Por um lado, o objetivo dos AHO é demonstrar ao público que a AfD não é homofóbica. Por outro lado, também tenta trabalhar a nível interno para convencer o seu partido de que os homossexuais não ameaçam a nação, ou seja, “a continuação da cultura étnico-alemã”. Enquanto os políticos homossexuais da AfD como Alice Weidel se dão conta de haver um conflito com o seu partido (por exemplo: a igualdade jurídica), os AHO tentam alterar as posições do partido.

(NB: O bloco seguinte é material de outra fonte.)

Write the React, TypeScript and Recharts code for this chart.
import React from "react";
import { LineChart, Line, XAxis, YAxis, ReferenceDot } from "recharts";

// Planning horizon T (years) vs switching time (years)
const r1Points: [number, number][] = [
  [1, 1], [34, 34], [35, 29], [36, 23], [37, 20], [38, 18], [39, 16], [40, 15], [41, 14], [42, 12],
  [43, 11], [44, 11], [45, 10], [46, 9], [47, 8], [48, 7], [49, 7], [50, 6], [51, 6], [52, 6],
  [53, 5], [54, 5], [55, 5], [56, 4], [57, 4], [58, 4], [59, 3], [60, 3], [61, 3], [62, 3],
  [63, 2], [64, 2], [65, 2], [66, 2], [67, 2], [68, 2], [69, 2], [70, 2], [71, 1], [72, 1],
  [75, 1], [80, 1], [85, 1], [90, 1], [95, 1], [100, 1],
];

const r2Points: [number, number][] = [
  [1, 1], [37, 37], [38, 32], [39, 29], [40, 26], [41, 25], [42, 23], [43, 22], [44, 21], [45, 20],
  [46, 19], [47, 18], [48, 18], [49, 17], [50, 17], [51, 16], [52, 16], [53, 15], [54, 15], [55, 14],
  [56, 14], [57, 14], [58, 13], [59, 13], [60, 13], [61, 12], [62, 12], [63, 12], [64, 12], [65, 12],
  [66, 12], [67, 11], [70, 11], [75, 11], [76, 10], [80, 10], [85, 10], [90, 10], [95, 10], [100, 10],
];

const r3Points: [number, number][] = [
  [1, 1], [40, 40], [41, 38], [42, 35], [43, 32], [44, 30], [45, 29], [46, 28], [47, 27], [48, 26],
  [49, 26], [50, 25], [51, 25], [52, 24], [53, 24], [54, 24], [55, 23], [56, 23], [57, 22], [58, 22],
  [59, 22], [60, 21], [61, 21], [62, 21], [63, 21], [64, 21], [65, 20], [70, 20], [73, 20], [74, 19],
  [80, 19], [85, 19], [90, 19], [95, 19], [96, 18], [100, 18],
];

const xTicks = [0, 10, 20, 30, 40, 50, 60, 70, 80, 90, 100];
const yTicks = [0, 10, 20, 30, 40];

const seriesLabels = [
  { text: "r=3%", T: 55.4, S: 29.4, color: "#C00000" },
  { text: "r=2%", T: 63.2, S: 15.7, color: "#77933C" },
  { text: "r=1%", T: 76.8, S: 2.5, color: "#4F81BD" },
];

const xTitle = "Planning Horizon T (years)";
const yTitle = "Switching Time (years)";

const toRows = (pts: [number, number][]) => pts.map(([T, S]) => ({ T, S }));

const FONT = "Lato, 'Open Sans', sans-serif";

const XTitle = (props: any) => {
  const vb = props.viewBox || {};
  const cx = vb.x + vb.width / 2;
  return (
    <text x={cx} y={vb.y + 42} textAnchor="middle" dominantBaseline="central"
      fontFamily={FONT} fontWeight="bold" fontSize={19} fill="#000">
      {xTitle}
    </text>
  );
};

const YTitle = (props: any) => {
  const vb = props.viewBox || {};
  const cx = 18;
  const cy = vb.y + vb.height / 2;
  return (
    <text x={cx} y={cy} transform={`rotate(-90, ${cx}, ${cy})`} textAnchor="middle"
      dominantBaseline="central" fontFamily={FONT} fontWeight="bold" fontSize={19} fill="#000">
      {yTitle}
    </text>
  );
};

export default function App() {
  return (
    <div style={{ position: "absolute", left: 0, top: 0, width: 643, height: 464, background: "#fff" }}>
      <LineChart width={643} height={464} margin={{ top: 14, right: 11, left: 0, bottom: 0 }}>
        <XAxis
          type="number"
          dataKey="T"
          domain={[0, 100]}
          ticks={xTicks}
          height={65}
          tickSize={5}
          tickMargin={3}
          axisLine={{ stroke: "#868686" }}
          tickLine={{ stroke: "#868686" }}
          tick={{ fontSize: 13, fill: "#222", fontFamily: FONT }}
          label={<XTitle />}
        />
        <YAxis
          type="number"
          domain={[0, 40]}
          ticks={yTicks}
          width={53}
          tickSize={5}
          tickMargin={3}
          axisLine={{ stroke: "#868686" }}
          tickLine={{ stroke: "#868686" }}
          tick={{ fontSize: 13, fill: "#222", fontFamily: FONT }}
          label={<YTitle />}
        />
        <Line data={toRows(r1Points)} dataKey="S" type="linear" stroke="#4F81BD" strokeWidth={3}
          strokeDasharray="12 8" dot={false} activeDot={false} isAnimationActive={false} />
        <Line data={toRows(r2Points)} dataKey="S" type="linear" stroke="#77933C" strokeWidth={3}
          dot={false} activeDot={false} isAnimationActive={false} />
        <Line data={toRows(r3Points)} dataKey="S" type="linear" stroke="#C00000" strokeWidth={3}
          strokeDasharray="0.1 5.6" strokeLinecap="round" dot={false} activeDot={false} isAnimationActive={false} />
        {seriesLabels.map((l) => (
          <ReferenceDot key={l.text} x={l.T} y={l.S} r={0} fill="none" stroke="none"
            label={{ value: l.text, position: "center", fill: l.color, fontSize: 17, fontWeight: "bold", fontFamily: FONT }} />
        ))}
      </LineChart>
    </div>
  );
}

Um exemplo que trouxe do meu trabalho de campo: Dirk Uhlig, que era o chefe do comité estatal especializado em assuntos familiares da AfD, foi convidado para uma reunião dos AHO. Queria saber qual a posição dos homossexuais da AfD relativamente às exigências do partido em matéria de política familiar. Andreas, cofundador dos AHO, explicou-lhe o objectivo do grupo: "Trata-se também de dar mais visibilidade aos gays conservadores. Sentimo-nos instrumentalizados pela esquerda". Uhlig concordou imediatamente: "O facto de o tema da homossexualidade ser visto como uma questão de esquerda é um problema para nós. Temos um flanco exposto que precisa de ser fechado por vós. É assim que entendo a vossa função". Uhlig tinha trazido um esboço das principais exigências do AfD em matéria de política familiar. Depois de todos terem folheado as três páginas individualmente, Andreas disse: "Os homossexuais concordam definitivamente com tudo. O ponto sobre a integração da perspectiva de género é particularmente importante para nós. É completamente absurdo! Sempre esta compulsão para ‘igualar’ tudo, este igualitarismo. Mas nós não somos todos iguais! A identidade também implica diferenciação: Eu sou assim e não de outra forma."

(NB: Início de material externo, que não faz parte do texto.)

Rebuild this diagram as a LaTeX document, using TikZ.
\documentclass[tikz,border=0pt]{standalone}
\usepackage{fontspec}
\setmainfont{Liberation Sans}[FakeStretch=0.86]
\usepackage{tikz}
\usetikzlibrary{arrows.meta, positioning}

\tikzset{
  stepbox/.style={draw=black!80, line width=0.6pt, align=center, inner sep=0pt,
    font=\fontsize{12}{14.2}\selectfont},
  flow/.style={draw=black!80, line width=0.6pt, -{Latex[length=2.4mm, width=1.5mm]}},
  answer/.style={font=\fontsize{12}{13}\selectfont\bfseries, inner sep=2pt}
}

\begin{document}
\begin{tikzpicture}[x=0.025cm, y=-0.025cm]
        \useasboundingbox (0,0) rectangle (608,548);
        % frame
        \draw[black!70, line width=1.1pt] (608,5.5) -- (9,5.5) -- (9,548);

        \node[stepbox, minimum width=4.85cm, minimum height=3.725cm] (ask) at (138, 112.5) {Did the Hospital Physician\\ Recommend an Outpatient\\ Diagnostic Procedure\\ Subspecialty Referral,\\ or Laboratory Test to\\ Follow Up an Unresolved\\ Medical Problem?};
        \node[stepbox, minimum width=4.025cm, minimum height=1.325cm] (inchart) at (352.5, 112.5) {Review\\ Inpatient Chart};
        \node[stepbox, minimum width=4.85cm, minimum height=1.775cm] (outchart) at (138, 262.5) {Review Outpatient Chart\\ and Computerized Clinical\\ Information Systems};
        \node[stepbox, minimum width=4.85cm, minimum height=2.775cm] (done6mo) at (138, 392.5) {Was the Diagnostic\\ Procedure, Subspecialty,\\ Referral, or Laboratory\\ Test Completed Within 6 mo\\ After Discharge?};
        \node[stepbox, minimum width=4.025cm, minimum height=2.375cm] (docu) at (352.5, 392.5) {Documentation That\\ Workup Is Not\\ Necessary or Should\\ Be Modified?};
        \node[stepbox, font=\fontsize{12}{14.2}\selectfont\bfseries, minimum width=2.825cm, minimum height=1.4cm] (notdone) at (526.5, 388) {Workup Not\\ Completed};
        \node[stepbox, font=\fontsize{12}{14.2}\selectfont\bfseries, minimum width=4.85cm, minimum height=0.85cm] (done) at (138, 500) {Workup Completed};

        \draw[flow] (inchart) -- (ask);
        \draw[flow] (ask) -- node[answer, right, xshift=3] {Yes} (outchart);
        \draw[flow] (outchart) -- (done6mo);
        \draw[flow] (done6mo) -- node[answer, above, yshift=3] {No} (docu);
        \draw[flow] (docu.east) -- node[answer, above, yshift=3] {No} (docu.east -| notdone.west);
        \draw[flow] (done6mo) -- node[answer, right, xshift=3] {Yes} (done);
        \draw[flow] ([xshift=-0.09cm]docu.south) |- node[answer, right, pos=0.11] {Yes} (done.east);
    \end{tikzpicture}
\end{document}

Um dos anúncios da AfD na campanha para as eleições federais em 2021 começava com as palavras: “Há um partido que não perde tempo com rodriguinhos de género”. Quer os homossexuais da AfD sublinhem a sua “normalidade” ou precisamente o seu desvio da norma - em qualquer dos casos, concordam com o seu partido: a ordem heteronormativa de dois géneros deve ser mantida. E é desta forma que se querem inscrever no imaginário político do seu partido.